:: Listed entries ::
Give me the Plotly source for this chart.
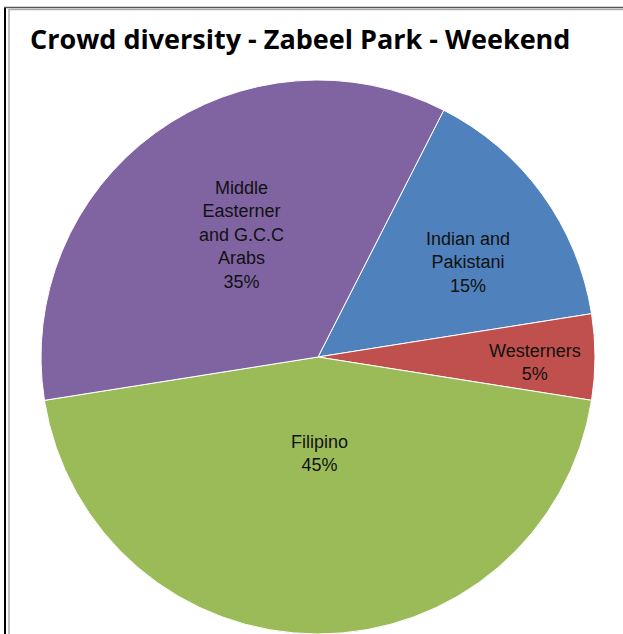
import plotly.graph_objects as go

# Crowd composition shares (percent), in clockwise drawing order
groups = ["Indian and Pakistani", "Westerners", "Filipino",
          "Middle Easterner and G.C.C Arabs"]
shares = [15, 5, 45, 35]
label_lines = [["Indian and", "Pakistani"], ["Westerners"], ["Filipino"],
               ["Middle", "Easterner", "and G.C.C", "Arabs"]]

colors = ["#4F81BD", "#C0504D", "#9BBB59", "#8064A2"]

W, H = 623, 634
# pie geometry in pixels (centre and radius)
cx, cy, rad = 318, 357, 277
# label anchor points in pixels
label_pos = [(468, 262), (535, 362), (320, 453), (241, 235)]

fig = go.Figure(go.Pie(
    labels=groups,
    values=shares,
    sort=False,
    direction="clockwise",
    rotation=27,
    textinfo="none",
    hoverinfo="label+percent",
    marker=dict(colors=colors, line=dict(color="white", width=1)),
    domain=dict(x=[(cx - rad) / W, (cx + rad) / W],
                y=[1 - (cy + rad) / H, 1 - (cy - rad) / H]),
    showlegend=False,
))

total = sum(shares)
for lines, val, (px, py) in zip(label_lines, shares, label_pos):
    text = "<br>".join(lines + [f"{round(100 * val / total)}%"])
    fig.add_annotation(
        x=px / W, y=1 - py / H, xref="paper", yref="paper",
        text=text, showarrow=False, xanchor="center", yanchor="middle",
        align="center",
        font=dict(family="Liberation Sans, Arial, sans-serif", size=18,
                  color="#111111"),
    )

# chart frame
frame = [
    dict(x0=5 / W, x1=5 / W, y0=0, y1=1 - 7 / H, color="#000000", width=2),
    dict(x0=4 / W, x1=1, y0=1 - 7.5 / H, y1=1 - 7.5 / H, color="#555555", width=1.5),
    dict(x0=9 / W, x1=1, y0=1 - 9.5 / H, y1=1 - 9.5 / H, color="#aaaaaa", width=1.5),
    dict(x0=9 / W, x1=9 / W, y0=0, y1=1 - 9 / H, color="#aaaaaa", width=1.5),
]
for f in frame:
    fig.add_shape(type="line", xref="paper", yref="paper",
                  x0=f["x0"], x1=f["x1"], y0=f["y0"], y1=f["y1"],
                  line=dict(color=f["color"], width=f["width"]))

fig.update_layout(
    width=W, height=H,
    margin=dict(l=0, r=0, t=0, b=0),
    paper_bgcolor="white",
    title=dict(text="<b>Crowd diversity - Zabeel Park - Weekend</b>",
               x=30 / W, xanchor="left", y=1 - 40 / H, yanchor="middle",
               font=dict(family="Open Sans, sans-serif", size=27, color="#000000")),
)

fig.write_html("out.html")
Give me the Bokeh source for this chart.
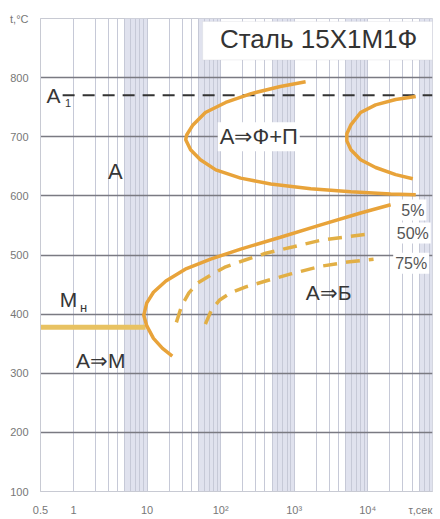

:: What is needed ::
Output the entries above exactly. Drop the pictures.

:: The output ::
Give me the Plotly source for this chart.
import plotly.graph_objects as go

# Crowd composition shares (percent), in clockwise drawing order
groups = ["Indian and Pakistani", "Westerners", "Filipino",
          "Middle Easterner and G.C.C Arabs"]
shares = [15, 5, 45, 35]
label_lines = [["Indian and", "Pakistani"], ["Westerners"], ["Filipino"],
               ["Middle", "Easterner", "and G.C.C", "Arabs"]]

colors = ["#4F81BD", "#C0504D", "#9BBB59", "#8064A2"]

W, H = 623, 634
# pie geometry in pixels (centre and radius)
cx, cy, rad = 318, 357, 277
# label anchor points in pixels
label_pos = [(468, 262), (535, 362), (320, 453), (241, 235)]

fig = go.Figure(go.Pie(
    labels=groups,
    values=shares,
    sort=False,
    direction="clockwise",
    rotation=27,
    textinfo="none",
    hoverinfo="label+percent",
    marker=dict(colors=colors, line=dict(color="white", width=1)),
    domain=dict(x=[(cx - rad) / W, (cx + rad) / W],
                y=[1 - (cy + rad) / H, 1 - (cy - rad) / H]),
    showlegend=False,
))

total = sum(shares)
for lines, val, (px, py) in zip(label_lines, shares, label_pos):
    text = "<br>".join(lines + [f"{round(100 * val / total)}%"])
    fig.add_annotation(
        x=px / W, y=1 - py / H, xref="paper", yref="paper",
        text=text, showarrow=False, xanchor="center", yanchor="middle",
        align="center",
        font=dict(family="Liberation Sans, Arial, sans-serif", size=18,
                  color="#111111"),
    )

# chart frame
frame = [
    dict(x0=5 / W, x1=5 / W, y0=0, y1=1 - 7 / H, color="#000000", width=2),
    dict(x0=4 / W, x1=1, y0=1 - 7.5 / H, y1=1 - 7.5 / H, color="#555555", width=1.5),
    dict(x0=9 / W, x1=1, y0=1 - 9.5 / H, y1=1 - 9.5 / H, color="#aaaaaa", width=1.5),
    dict(x0=9 / W, x1=9 / W, y0=0, y1=1 - 9 / H, color="#aaaaaa", width=1.5),
]
for f in frame:
    fig.add_shape(type="line", xref="paper", yref="paper",
                  x0=f["x0"], x1=f["x1"], y0=f["y0"], y1=f["y1"],
                  line=dict(color=f["color"], width=f["width"]))

fig.update_layout(
    width=W, height=H,
    margin=dict(l=0, r=0, t=0, b=0),
    paper_bgcolor="white",
    title=dict(text="<b>Crowd diversity - Zabeel Park - Weekend</b>",
               x=30 / W, xanchor="left", y=1 - 40 / H, yanchor="middle",
               font=dict(family="Open Sans, sans-serif", size=27, color="#000000")),
)

fig.write_html("out.html")
Give me the Bokeh source for this chart.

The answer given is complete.